Four Steps To Your Quantum Roadmap

Corporate messaging and PR in late December and early January tend to focus on a review of the previous year. When we talk about New Year’s resolutions, we usually focus on tactical ideas or personal improvements. In this blog, we’ll take a different approach.

 

Your corporate New Year’s resolutions should include deep thinking about the implications of quantum technology.

A senior corporate executive once asked my co-founder John Volpi a question, “Is it too late for me to make a decision?” John’s answer was classic; “No, it’s not too late. It’s far, far too late.”

You might think, “My company isn’t really in a business impacted by this stuff.” But you’d be wrong. You aren’t alone. We’ve been part of several quantum strategy exercises and war games in the past six months. None of which went very well.

So, is it far, far too late? No, but it’s time to lay out a quantum roadmap for your organization. And, based on the struggles Lone Star has observed lately, here are some pointers to help you work toward quantum readiness:

 

Step Zero: understand what every intelligence agency knows: Your encryption is a ticking timebomb.

 We know one of the first applications of quantum computers will be the destruction of the two most pervasive forms of encrypting information. Opponents who “harvest now, decrypt later” are collecting your encrypted files. These will be stored until mature quantum computers are available. Your files are a future liability.

So, you should be moving to quantum-resistant encryption. The National Institute of Standards has been benchmarking and promoting it. Your IT folks should be giving you a plan to implement it. You should be thinking about what information is worth protecting 2 – 5 years from now and prioritize what is moved to the new schemes.

You may have a fiduciary responsibility to do this to protect your company. You probably have a duty of care for your stakeholders, whose data you house, whether those are customers, employees, vendors, or stockholders. So, consider this now before you move to the four steps in building your roadmap.

 

Step One: begin to understand the ways in which quantum technology will change our organizations and how we perform our missions.

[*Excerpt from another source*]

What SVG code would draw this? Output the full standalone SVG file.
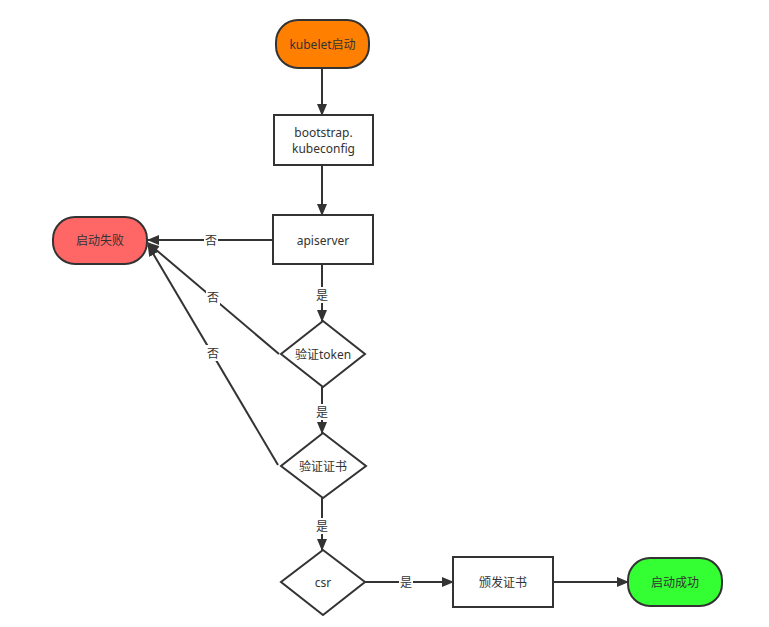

Don’t think of quantum technology as just “computing.” Quantum entanglement as a form of communication is already providing tantalizing results. Fiber optic networks will probably allow us to share both conventional and quantum data.

So, can quantum entanglement provide non-line of sight communication faster than the speed of light? Some very smart folks doubt it. But, just like quantum computing will change data security, quantum communications will be changed too. And it’s likely some underpinnings of your enterprise have predictable changes you should be thinking about.

Quantum technology will change more than computing and networking. It will change sensors, precision timing, and other components of modern systems.

Only your team can determine what this means for your organization. So, before you spend a great deal of time and money, strive to gain some understanding about what can change and how it might shift your competitiveness. You may later need to spend a great deal, but throwing money at quantum now is a bad bet for most organizations.

Don’t fool yourself into thinking expensive activity is valuable progress. That mistake is just as bad as doing nothing.

 

Step Two: look deeply into what quantum can’t change.

Google, IBM, Amazon, and others are putting great effort into the development of quantum neural networks.  This is due in part to the hope quantum AI is likely to be less of a data hog than the current mainstream systems.

But understand, this kind of AI still depends on enormous amounts of labeled data. And also understand that much of the quantum AI work is focused on just making AI possible on a quantum machine which does not yet exist.

Lone Star’s Evolved AI® is less dependent on training data than any alternative we have identified. Further, we know (from rigorous math) many useful problems require multiple lifetimes of the universe to collect labeled data before any neural network can be trained, quantum or classical.

So, we are confident; some competitive advantages won’t be impacted by quantum technology.

And some of this will be true for your organization, too. But be careful. This is an area where disciplined thinking is hard. It is also where hubris and denial are amazingly easy.

 

Step Three: Think about where quantum allows you to exploit your core competencies to create future competitive advantage.

Lone Star’s core competencies include sophisticated use of uncertainty, which is at the core of many of quantum’s most promising attributes. In turn, that creates a natural way for us to think about where our Cipher Alchemy® unit should focus.

Your competencies are your own. But if you complete steps zero through two, you will find some opportunities to consider. A few of those opportunities will be worth the allocation of some investment.

 

Step Four: Build a Quantum Roadmap for your organization.

It won’t be perfect. Developments in the coming months and years will require revisions. Competitors will create some surprises. You’ll have to adjust your course.

Revisions and adjustments are only possible if you have a course previously charted.

We are beginning to share Lone Star’s roadmap capabilities with key customers. We want them to know our plans to extend Lone Star’s leadership in prescriptive and predictive analytics. The breakthroughs in our Evolved AI® will be providing Decision Superiority™ for years to come.